Three games before season's end, LaVine made six three-pointers and provided 37 points and nine rebounds — both career highs — while Wiggins overcame fatigue and sore knees while playing 44 minutes to record nine assists that were a career high as well.

"Every day we're growing, we're seeing different things," Wiggins said. "We're both doing things we weren't doing at the beginning of the year. That's showing more and more."

Wolves coach Flip Saunders called their performances against the NBA's best team payoff for such a trying year for a team poised to add another talented young player in the June draft.

"It has been frustrating for fans, frustrating for us for what we've had to go through," Saunders said. "But there's no question Wiggins and LaVine would not be where they are today at game number 80 if wehad been healthy. You have to look at it: It has been frustrating, but there have been some silver linings."

Wiggins scored 17 points by halftime Saturday, then did not score again as he played 40-plus minutes for the fourth consecutive game. His nine assists were three more than his previous career high of six reached the night before in Los Angeles.

"I've been trying," Wiggins said about his growth as a playmaker.

LaVine took over in scoring where Wiggins left off at halftime Saturday. He played the entire second half, making nine of 15 shots, scoring 24 points and pushing the Wolves back into contention. He finished with a 37-point, nine-rebound, four-assist night and outscored Warriors MVP candidate Stephen Curry by three, even if LaVine played nearly 10 more minutes.

"I get hot, he stays hot," LaVine said. "I'm trying to get to his level."

LaVine finished 9-for-15 from the field, including 6-for-10 on three-pointers. His 37 points broke by two points Christian Laettner's franchise record for points scored in a game by a rookie, set long ago. His six three-pointers tied a rookie club record held by Wes Johnson and Stephon Marbury. But he also regretted a late-game turnover that helped the Warriors push the Wolves away.

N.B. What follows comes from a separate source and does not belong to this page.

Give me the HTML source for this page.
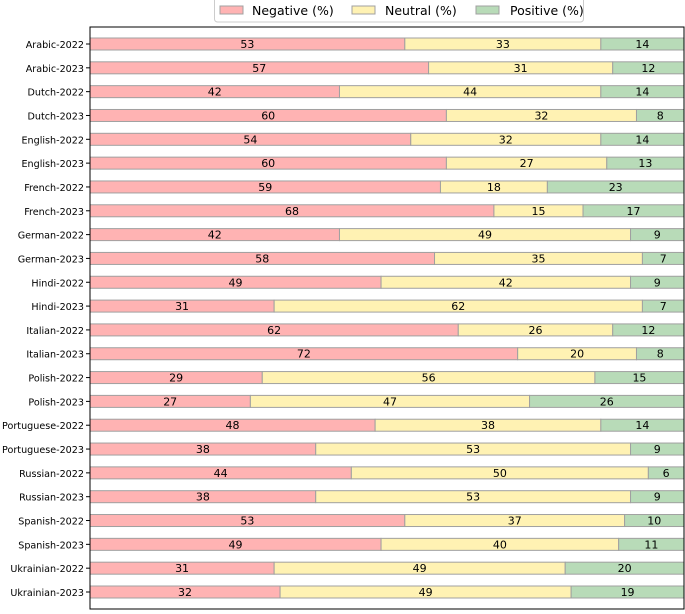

"Personally, I feel like I can't miss," LaVine said, referring to Saturday's shooting zone. "I felt like if the game kept going on and on, I could have kept scoring. I want to know what like Kobe [Bryant] and them feel like when they score like 50, 60, 80 points. That's just stupid."

LaVine played more off the ball Saturday than he had done most of this season, providing a preview of his future as the scoring guard Saunders said he always has envisioned LaVine will be. LaVine spent his first NBA season laboring to play point guard out of necessity, a forced-feeding Saunders said will benefit LaVine long-term because it makes him handle the ball more and learn a difficult position.

LaVine showed Saturday he can score.

"Definitely, that's what he's really good at, he can score the ball," Wiggins said. "Obviously he can handle it. You've seen him handle it. He can pass it off, too. He can be a do-it-all scorer."

Both LaVine and Wiggins have pushed through rookie fatigue and are finishing the season strong.

LaVine is averaging 18.4 points and nearly five rebounds and five assists in his past 16 games while also shooting 45 percent from the field, 40 percent from three-point distance and 83 percent from the free-throw line. Wiggins has averaged 24.1 points on 46 percent shooting, 5.8 rebounds and 3.6 assists in his past 11 games.

Wiggins turned 20 years old in February, LaVine did so in March.

"I feel like we're really good," LaVine said. "We're just going to keep going, try to do the best we can, try to turn this around because we're definitely looking for the future."